Caro amigo Roberto, muito obrigada por suas sábias e verdadeiras palavras. Como é bom encontrarmos no nosso dia adia pessoas que comungam nossas idéias, nossas críticas, ou mesmo comentário sobre determinados assuntos. Eu procuro escrever e mostrar mensagens de
fé, de esperança, ou mesmo um alento carinhoso para nós que vivemos um mundo tão cruel, egoísta e caótico. Estou tentando escrever um comentário sobre seus textos. Parabéns, eu os tenho como que a "arquitetura" com as palavras. É um estilo totalmente seu, e meu amigo é simplesmente estimulante. Ele nos faz pensar e isto é muito bom. Um grande abraço. Marina.



JOÃO RENATO
Aqui estou eu novamente é impossivel não entrar aqui para vê estas maravilha por vc postada.
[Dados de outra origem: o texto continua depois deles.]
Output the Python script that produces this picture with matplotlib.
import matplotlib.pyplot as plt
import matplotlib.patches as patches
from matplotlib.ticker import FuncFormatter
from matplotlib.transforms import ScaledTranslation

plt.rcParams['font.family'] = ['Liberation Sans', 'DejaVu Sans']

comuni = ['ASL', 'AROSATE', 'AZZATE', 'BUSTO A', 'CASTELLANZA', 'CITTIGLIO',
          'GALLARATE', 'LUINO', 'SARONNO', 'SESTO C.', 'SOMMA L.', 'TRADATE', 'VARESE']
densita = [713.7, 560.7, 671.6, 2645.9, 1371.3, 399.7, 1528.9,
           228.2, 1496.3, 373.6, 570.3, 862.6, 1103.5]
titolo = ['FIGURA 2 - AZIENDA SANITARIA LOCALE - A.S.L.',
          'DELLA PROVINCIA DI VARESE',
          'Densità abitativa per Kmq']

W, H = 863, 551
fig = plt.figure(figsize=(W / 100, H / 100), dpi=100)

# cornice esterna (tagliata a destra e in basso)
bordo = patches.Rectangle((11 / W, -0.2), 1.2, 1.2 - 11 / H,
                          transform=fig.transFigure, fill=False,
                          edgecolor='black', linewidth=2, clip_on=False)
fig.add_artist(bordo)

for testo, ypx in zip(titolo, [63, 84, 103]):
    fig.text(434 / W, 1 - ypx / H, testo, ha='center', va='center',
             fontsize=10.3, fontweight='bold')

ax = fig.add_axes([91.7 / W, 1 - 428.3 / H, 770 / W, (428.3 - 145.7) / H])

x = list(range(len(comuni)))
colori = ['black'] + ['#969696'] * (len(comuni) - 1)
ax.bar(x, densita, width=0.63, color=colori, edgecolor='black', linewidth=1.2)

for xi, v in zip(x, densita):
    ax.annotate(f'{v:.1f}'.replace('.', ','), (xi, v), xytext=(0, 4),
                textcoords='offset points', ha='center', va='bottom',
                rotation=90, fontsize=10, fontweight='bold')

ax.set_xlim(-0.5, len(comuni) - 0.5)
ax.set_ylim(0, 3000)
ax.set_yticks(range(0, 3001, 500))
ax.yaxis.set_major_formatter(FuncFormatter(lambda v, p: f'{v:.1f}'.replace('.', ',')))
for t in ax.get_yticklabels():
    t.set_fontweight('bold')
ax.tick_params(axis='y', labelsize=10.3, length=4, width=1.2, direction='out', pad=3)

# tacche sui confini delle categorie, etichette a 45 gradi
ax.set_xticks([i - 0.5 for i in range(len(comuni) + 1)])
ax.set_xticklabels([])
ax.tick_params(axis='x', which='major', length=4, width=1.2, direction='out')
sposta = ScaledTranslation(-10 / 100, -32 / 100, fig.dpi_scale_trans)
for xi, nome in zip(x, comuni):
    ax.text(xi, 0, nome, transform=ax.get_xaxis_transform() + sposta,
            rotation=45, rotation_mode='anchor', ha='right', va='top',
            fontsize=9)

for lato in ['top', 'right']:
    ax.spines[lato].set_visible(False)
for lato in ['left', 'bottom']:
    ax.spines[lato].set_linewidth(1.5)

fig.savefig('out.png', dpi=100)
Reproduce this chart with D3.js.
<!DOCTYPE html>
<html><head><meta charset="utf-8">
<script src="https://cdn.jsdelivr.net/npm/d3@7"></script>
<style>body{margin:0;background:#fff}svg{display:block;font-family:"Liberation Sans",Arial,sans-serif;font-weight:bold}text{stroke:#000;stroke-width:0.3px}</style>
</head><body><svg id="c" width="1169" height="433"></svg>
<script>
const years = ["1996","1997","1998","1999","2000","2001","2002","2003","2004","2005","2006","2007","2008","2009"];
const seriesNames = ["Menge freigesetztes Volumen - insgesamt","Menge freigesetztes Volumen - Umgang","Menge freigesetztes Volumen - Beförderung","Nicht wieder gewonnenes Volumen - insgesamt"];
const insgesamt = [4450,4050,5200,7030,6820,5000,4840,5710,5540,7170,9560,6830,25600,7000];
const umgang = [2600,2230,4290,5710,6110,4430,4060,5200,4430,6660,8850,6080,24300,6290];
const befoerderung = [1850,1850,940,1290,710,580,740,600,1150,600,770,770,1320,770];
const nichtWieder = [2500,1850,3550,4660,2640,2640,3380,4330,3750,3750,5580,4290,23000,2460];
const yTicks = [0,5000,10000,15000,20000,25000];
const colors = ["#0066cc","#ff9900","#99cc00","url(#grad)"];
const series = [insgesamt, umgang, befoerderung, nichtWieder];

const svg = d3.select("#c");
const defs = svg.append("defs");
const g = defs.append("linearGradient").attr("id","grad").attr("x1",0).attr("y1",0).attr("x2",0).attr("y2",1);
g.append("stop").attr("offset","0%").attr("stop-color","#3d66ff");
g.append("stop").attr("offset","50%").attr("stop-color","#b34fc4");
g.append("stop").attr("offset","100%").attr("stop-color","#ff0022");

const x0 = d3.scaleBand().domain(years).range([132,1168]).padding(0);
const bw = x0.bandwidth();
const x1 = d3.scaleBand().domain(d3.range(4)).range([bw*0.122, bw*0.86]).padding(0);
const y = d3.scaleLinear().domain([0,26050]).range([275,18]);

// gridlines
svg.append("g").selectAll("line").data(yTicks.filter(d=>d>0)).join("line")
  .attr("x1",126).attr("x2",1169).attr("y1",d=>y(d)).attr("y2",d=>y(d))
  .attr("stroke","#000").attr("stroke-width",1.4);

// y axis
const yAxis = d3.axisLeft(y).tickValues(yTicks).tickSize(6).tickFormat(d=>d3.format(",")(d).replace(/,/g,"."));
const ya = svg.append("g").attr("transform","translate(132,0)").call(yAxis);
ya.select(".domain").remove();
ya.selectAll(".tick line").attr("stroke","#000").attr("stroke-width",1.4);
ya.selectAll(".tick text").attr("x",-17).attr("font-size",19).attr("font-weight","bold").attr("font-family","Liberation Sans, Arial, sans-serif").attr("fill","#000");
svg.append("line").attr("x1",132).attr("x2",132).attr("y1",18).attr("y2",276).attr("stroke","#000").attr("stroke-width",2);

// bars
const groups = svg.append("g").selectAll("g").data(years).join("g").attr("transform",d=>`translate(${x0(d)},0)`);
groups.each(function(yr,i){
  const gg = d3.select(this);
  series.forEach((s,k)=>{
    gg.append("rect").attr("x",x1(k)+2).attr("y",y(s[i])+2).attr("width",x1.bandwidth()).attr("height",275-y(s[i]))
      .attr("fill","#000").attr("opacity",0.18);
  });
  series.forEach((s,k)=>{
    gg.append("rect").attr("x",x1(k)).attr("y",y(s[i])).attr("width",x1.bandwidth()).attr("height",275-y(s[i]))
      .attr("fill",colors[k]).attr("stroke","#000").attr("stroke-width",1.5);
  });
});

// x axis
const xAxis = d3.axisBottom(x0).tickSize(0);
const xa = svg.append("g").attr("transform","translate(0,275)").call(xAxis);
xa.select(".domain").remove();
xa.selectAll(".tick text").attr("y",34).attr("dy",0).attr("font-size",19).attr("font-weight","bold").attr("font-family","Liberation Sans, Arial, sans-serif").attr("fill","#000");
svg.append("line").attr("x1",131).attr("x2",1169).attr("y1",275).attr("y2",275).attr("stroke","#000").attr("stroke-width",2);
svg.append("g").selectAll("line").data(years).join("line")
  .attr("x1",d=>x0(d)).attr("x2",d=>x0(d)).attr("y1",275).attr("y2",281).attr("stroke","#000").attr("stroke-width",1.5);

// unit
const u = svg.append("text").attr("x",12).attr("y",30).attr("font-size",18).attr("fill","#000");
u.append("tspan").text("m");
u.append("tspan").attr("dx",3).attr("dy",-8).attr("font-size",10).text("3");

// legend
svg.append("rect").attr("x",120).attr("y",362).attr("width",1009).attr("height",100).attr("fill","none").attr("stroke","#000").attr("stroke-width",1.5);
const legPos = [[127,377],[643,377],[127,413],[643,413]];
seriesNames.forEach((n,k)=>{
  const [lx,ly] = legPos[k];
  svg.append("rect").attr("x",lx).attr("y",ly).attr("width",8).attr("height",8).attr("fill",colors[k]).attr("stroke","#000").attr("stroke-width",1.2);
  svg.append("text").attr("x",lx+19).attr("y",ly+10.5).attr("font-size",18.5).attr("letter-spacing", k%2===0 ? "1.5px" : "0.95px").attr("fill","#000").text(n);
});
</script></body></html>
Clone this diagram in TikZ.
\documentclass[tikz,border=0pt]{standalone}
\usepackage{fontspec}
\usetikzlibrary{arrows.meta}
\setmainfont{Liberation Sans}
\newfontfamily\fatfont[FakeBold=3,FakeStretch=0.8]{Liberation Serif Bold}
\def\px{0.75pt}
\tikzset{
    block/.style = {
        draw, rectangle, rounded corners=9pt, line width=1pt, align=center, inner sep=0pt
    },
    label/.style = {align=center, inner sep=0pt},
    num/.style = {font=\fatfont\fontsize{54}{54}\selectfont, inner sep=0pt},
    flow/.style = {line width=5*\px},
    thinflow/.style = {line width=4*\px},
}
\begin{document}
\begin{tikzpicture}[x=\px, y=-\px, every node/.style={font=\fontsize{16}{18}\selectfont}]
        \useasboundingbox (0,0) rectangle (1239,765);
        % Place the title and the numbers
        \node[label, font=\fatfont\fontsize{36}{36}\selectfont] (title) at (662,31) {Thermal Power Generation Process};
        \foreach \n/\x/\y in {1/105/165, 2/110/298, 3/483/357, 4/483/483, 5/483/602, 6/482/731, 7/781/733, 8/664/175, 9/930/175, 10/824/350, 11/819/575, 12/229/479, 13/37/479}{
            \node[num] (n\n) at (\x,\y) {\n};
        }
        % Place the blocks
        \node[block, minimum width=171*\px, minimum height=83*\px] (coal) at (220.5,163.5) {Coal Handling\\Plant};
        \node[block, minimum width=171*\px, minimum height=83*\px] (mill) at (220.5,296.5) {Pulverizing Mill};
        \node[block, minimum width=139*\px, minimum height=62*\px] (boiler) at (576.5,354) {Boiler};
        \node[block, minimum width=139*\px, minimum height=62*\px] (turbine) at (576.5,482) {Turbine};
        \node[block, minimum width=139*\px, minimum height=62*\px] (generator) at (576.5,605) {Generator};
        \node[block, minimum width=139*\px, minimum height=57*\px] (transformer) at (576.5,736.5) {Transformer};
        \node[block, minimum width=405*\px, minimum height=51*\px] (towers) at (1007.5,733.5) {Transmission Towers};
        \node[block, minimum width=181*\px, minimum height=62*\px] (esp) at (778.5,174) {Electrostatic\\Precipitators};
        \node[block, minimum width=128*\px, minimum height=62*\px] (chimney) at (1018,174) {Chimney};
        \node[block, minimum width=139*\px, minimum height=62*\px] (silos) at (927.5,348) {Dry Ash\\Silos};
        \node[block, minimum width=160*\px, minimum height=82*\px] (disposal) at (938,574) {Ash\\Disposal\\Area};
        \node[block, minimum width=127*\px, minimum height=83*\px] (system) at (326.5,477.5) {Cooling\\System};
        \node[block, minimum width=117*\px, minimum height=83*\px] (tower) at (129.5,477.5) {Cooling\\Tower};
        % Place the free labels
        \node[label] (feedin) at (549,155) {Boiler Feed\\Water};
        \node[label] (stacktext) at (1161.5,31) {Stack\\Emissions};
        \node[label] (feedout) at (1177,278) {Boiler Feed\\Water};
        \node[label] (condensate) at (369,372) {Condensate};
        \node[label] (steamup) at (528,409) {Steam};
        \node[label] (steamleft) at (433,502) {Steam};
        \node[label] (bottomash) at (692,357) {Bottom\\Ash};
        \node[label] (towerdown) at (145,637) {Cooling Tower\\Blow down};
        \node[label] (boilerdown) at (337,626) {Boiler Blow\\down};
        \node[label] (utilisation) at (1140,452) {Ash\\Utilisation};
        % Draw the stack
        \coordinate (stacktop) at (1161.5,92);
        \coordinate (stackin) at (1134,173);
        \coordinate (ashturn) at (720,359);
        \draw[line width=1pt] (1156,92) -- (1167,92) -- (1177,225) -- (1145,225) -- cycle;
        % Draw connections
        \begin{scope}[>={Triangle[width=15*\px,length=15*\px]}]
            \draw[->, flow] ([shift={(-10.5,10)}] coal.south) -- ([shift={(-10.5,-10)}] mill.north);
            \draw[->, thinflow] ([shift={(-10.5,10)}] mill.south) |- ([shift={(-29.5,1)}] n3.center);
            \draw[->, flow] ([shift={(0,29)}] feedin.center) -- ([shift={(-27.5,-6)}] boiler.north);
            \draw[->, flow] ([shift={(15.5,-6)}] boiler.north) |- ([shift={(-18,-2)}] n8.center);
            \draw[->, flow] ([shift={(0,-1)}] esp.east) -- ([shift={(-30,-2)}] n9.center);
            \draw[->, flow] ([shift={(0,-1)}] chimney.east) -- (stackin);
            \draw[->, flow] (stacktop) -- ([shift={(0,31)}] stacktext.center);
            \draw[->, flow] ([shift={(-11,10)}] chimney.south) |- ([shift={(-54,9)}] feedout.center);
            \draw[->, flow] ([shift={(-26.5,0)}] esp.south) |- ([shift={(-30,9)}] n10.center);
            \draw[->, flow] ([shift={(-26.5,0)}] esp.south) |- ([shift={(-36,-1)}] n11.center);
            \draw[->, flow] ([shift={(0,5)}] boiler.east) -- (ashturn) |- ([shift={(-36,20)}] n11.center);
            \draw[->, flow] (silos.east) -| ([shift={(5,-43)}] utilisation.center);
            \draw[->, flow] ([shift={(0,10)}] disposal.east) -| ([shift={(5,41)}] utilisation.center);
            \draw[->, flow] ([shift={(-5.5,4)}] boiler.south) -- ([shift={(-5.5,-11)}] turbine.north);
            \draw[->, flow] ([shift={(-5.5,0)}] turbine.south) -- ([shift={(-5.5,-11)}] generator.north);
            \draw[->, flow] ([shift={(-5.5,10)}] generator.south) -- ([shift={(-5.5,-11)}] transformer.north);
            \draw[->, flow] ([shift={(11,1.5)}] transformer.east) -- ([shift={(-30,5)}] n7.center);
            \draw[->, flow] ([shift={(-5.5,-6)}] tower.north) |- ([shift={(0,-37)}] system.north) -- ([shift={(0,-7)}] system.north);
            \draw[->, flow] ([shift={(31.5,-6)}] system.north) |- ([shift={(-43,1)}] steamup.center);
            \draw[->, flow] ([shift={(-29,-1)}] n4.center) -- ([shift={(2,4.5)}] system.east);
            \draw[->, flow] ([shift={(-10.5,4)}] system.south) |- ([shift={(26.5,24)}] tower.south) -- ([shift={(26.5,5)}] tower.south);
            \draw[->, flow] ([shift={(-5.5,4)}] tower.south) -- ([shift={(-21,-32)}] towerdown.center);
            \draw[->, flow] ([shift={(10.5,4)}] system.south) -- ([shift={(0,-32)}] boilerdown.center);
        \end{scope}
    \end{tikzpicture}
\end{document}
Forte abraço do seu amigo hoje e sempre...........

ADALGISA
Parabéns! meu amigo querido!!!Adorei seu blog, mensagens lindas e suaves como a tua persoalidade e seu jeito de ser!!!Abraços e beijos.
TIAGO ROBERTO FIGUEIREDO
Parabéns professor José Roberto seu blog está divino..abs !
JAIRO FERNANDES
Olá, Querido Professor José Roberto! Fiquei muito emocionado com suas mensagens postadas, gostaria muito de revê-lo novamente após muitos anos, você fora meu professor e tenho muita saudade, gostaria que enviasse-me o seu endereço.ʺ Deus te ilumine sempreʺ Pois fazes parte de minha história de vida.
ALICE MARIA
Oi tio.Muito lindo seu cantinho na internet. Tô de olho. Lembro também de algumas coisas lá da Serra, principalmente da venda do vô Rubens. Beijo ,Alice Maria.